The sticking point is in the thing he hasn’t done any of. That little word “wrong”. It’s been repeated so often these past few days that it begs the question: “What is wrong?”
All those people I mentioned above seem to have got it mixed up with a different word entirely. The word “illegal”.
The two things are not the same at all.
Until 1967, homosexuality was illegal in Britain. So was it wrong before then – and all right now? It’s still against the law in many countries. So is it wrong there?
In some countries it’s illegal for a woman to show her face – or her legs, or her hair – in public. Does that make it wrong?
And then there are plenty of things that are perfectly legal – but still wrong.
For instance, I believe it’s wrong for girls to be married as young as 14. I’m sure most people in Britain would agree. Yet there are many countries in the world where that is legal, and normal – and where the required consent is that of the parents, not the child herself.
And don’t think that just applies to less developed countries. There are several states in the USA where marriageable age is 15 – and in New Hampshire it’s 13 for girls, and 14 for boys.

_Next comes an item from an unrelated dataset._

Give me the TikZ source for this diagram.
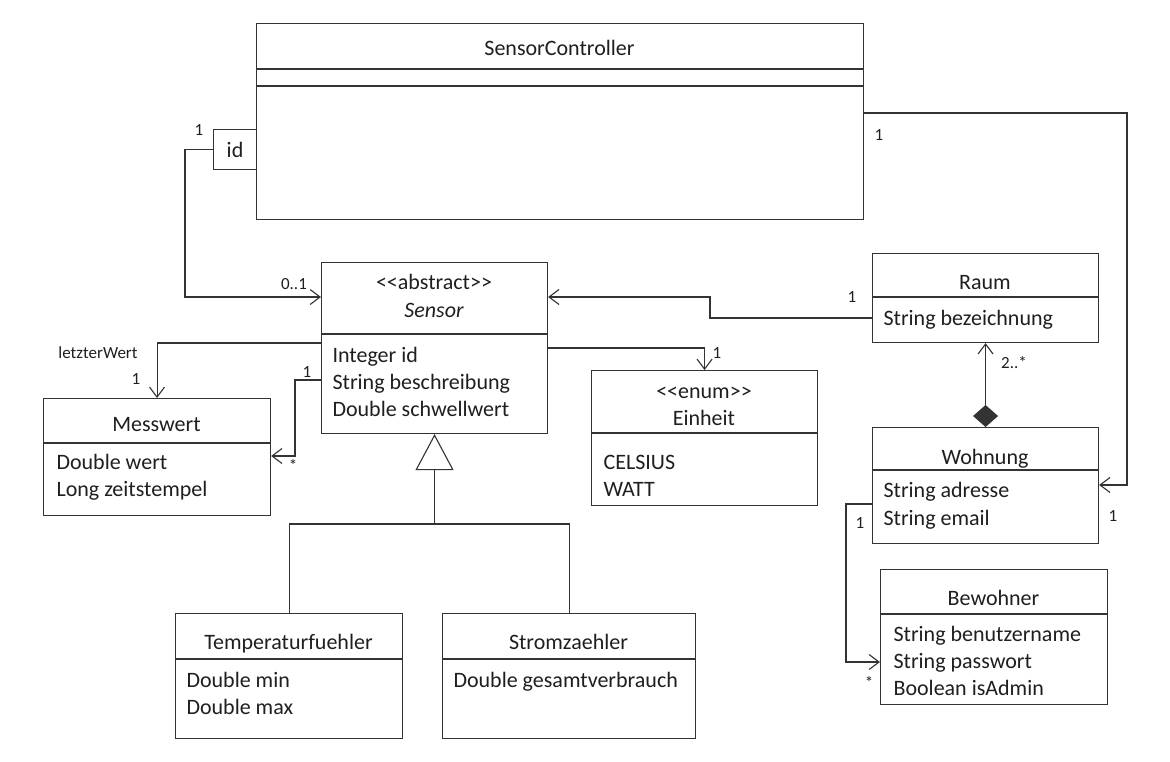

In that state it’s still illegal (for now) to possess cannabis – but it’s perfectly OK to do so in Alaska, Colorado, Oregon or Washington. So is it OK to puff weed in Denver or Portland, but “wrong” as soon as you cross the state line?
In all those states it’s legal to carry a gun when you go shopping. But does that make it right?
To many – maybe most – US citizens, the answer would seem to be “yes, obviously”. To me – and, I hope, to you – it’s an equally obvious “no”.
In the US from 1920 to 1933 it was illegal to make, sell or transport alcoholic drinks. A lot of people thought it was the law that was wrong, not the liquor. That may apply to many of the countries – such as Pakistan, Saudi Arabia and Iran – where alcohol is banned today, though most of them have bigger problems to worry about.
There are really two points I’m trying to make here.
The first is that law is not absolute. It varies from place to place, and from time to time.
The second is that while what’s legal is usually fairly clearly defined, right and wrong are much harder to pin down. They vary not just from country to country, but from person to person.
You might be quite happy doing some things I’d find morally repugnant – and vice versa. Whether what we get up to is legal or not – right here, right now – is quite another matter.
So has David Cameron done anything wrong? Legally, almost certainly not.And it would be illegal for me to say he had, unless I had very strong proof.
The moral question of what is right or wrong behaviour for politicians – who, after all, write the laws themselves – is another matter altogether.
Personally, I’m neither very surprised nor very offended by any of the past few days’ revelations about Cameron’s financial affairs. He’s done much worse things with the full approval of Parliament, much of the press and much of the public.
On the other hand, the vast riches accrued by many former politicians for various international “advisory” roles troubles me deeply. Tony Blair is only the most obvious and egregious example of a trend that runs through all major parties.
I’m sure it’s all perfectly legal. And, in my view, utterly wrong.
In my view, in one way at least, politics is a lot like crime. You shouldn’t be allowed to profit from it. Not more, anyway, than the average elector profits from their job.